| Provided data |
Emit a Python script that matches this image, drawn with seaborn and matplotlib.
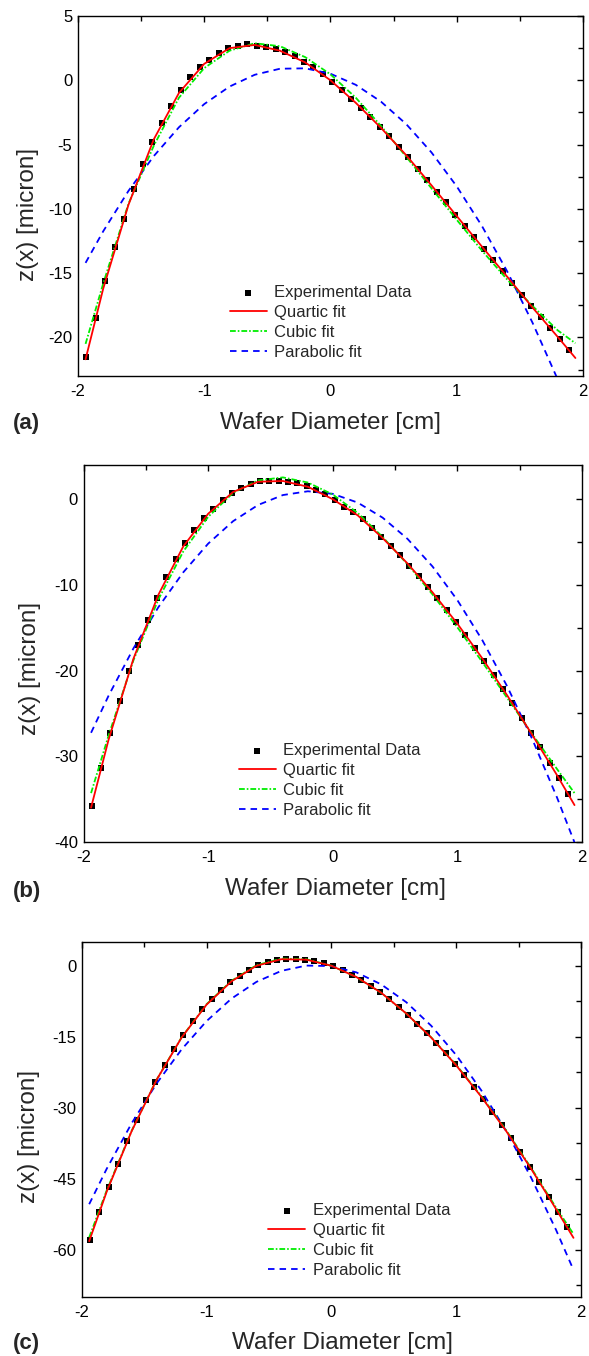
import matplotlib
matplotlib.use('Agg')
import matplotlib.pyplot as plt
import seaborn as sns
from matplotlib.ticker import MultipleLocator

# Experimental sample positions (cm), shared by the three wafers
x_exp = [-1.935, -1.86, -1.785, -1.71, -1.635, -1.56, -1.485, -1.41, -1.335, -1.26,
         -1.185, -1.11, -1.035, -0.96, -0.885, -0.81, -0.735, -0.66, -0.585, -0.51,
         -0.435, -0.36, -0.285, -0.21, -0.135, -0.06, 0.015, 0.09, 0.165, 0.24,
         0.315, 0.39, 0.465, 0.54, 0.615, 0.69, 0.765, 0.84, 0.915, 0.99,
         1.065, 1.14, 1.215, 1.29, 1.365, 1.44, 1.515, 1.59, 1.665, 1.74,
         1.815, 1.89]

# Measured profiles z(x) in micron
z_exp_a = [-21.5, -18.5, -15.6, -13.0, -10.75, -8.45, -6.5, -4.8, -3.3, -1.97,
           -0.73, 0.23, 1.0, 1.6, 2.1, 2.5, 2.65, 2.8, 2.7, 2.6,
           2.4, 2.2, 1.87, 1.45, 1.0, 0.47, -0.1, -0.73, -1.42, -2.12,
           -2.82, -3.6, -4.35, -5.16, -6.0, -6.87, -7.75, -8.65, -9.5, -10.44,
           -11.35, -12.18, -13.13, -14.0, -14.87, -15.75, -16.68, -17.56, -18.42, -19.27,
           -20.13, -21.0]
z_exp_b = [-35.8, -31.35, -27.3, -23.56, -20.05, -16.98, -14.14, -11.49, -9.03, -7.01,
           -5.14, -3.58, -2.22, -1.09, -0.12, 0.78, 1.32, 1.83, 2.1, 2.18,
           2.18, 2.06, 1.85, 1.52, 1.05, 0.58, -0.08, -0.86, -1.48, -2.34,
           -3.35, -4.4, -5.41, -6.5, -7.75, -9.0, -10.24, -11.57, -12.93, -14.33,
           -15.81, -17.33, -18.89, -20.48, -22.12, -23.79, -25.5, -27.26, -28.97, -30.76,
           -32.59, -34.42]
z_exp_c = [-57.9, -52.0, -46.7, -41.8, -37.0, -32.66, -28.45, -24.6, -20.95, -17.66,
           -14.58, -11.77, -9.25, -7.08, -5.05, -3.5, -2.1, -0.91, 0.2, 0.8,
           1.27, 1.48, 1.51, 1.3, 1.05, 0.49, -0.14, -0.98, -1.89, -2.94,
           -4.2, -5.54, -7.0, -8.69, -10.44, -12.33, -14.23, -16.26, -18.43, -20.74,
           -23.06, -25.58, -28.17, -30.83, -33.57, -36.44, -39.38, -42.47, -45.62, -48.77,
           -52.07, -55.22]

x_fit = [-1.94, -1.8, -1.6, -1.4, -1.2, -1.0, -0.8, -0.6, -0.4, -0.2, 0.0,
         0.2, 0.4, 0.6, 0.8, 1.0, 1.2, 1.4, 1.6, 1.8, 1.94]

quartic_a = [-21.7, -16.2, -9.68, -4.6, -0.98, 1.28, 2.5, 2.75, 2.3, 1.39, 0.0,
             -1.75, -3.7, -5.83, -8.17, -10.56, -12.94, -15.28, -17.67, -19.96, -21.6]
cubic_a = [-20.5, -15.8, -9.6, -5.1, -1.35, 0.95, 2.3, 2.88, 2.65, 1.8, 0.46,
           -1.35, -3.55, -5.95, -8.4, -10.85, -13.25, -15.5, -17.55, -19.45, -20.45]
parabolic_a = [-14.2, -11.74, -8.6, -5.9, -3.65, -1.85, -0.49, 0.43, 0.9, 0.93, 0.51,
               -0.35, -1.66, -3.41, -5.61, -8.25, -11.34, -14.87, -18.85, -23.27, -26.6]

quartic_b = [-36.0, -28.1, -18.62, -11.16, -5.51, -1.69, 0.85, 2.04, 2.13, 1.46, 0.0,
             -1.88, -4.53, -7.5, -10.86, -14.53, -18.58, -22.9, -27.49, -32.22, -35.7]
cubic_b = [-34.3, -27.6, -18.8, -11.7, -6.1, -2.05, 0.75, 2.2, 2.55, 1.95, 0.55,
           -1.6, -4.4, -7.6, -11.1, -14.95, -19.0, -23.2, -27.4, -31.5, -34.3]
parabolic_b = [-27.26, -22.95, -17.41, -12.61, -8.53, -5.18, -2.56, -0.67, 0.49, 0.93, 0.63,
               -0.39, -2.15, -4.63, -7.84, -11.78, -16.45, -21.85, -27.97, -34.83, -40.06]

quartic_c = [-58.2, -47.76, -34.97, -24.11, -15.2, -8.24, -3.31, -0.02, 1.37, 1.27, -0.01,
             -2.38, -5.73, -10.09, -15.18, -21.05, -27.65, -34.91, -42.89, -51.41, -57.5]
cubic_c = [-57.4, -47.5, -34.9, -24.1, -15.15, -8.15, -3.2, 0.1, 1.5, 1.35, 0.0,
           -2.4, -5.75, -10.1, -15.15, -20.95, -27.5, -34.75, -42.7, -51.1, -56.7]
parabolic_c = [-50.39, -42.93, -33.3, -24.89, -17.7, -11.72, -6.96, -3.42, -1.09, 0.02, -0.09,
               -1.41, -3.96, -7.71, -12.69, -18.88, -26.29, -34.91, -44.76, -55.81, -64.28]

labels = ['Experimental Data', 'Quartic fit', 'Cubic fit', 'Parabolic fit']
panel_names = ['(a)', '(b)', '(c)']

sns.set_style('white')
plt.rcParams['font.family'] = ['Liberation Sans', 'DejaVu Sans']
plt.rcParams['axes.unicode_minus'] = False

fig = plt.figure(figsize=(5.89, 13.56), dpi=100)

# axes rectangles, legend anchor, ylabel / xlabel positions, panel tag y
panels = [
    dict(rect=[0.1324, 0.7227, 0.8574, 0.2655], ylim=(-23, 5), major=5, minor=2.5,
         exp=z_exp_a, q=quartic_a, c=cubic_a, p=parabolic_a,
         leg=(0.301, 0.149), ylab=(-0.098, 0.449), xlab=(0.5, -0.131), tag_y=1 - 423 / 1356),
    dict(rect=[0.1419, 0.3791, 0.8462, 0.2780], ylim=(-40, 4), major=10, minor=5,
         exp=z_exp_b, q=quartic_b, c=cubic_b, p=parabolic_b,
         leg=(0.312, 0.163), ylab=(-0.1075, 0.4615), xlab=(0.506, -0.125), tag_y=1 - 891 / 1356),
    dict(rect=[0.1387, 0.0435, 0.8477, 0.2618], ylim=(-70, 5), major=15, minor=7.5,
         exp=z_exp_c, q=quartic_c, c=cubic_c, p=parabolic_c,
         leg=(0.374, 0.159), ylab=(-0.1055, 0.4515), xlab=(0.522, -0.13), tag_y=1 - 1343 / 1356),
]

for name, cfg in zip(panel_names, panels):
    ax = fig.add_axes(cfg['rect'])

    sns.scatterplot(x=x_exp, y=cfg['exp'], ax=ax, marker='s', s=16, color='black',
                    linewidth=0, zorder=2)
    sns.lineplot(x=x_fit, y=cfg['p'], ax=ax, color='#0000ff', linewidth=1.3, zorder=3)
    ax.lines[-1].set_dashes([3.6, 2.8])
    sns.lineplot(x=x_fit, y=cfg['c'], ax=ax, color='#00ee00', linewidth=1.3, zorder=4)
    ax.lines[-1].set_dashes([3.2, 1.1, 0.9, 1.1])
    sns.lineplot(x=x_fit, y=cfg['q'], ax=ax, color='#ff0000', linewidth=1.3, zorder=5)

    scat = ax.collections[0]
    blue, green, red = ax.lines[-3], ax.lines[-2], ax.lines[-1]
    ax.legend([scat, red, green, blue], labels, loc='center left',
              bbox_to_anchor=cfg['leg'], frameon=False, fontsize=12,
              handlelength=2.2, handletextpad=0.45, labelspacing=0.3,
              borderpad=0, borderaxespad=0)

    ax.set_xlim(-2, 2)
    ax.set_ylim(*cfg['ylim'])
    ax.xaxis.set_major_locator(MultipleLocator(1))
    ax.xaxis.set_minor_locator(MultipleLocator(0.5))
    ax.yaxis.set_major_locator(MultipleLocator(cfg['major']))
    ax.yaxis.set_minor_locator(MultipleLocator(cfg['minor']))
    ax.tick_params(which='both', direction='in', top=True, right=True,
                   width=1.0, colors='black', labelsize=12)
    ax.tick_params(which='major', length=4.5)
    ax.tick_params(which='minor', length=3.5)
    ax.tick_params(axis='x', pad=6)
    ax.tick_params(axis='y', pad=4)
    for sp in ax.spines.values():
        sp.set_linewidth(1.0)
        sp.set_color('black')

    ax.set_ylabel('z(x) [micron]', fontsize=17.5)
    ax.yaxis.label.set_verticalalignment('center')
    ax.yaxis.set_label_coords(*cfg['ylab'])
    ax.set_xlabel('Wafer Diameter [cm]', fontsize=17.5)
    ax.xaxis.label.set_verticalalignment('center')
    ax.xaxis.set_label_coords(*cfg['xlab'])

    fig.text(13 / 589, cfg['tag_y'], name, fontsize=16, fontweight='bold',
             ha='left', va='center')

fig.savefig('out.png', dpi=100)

* * *

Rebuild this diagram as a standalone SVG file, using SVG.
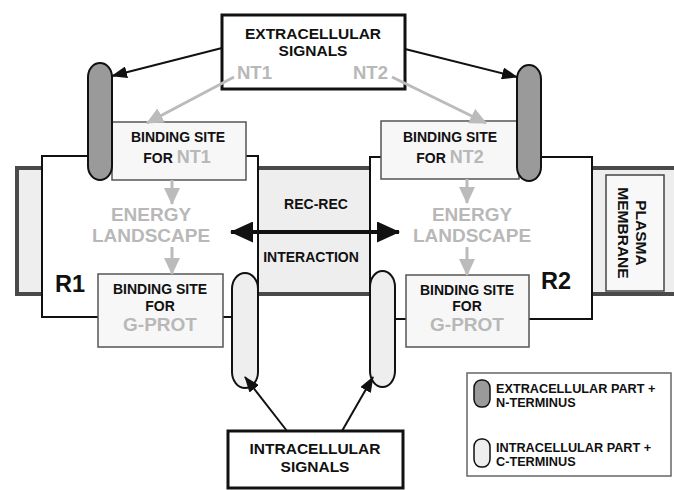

--

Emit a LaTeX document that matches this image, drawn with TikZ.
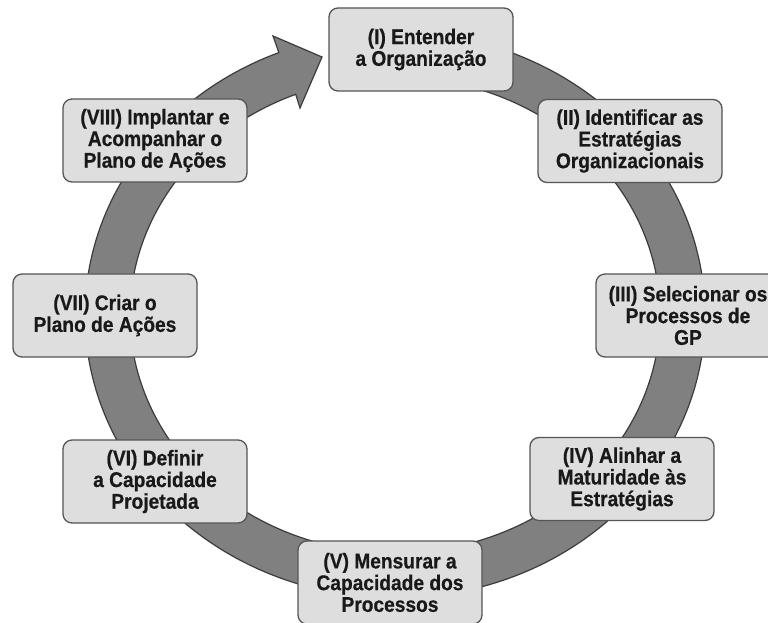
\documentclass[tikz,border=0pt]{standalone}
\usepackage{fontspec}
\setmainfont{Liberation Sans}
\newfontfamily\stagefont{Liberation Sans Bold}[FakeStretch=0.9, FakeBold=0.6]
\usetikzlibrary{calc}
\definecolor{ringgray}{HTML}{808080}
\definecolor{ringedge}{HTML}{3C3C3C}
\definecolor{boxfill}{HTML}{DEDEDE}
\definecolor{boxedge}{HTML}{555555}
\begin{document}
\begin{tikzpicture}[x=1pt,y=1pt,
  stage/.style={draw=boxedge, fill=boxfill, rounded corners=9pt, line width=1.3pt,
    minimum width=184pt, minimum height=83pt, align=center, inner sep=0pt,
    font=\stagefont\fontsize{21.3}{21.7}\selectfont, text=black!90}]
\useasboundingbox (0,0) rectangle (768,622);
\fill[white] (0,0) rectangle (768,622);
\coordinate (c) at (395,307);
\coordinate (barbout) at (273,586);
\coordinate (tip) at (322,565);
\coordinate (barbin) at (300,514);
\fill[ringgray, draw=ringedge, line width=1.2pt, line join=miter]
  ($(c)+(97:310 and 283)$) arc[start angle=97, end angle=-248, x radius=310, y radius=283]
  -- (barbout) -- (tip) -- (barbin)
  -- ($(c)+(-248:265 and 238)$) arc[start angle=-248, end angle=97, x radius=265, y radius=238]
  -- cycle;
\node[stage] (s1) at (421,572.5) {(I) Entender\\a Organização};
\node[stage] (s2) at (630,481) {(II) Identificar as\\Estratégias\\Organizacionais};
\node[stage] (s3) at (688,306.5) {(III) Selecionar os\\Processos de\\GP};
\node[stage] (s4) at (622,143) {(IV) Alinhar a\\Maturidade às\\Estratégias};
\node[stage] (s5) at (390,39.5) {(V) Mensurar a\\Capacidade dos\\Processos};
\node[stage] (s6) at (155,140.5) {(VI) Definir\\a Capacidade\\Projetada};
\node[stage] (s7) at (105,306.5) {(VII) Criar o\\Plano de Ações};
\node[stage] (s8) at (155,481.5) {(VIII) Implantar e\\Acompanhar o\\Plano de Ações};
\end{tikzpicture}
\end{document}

| What is asked |
Copy out every line of the data that includes the word "matplotlib".

| Correct result |
Emit a Python script that matches this image, drawn with seaborn and matplotlib.
import matplotlib
matplotlib.use('Agg')
import matplotlib.pyplot as plt
from matplotlib.ticker import MultipleLocator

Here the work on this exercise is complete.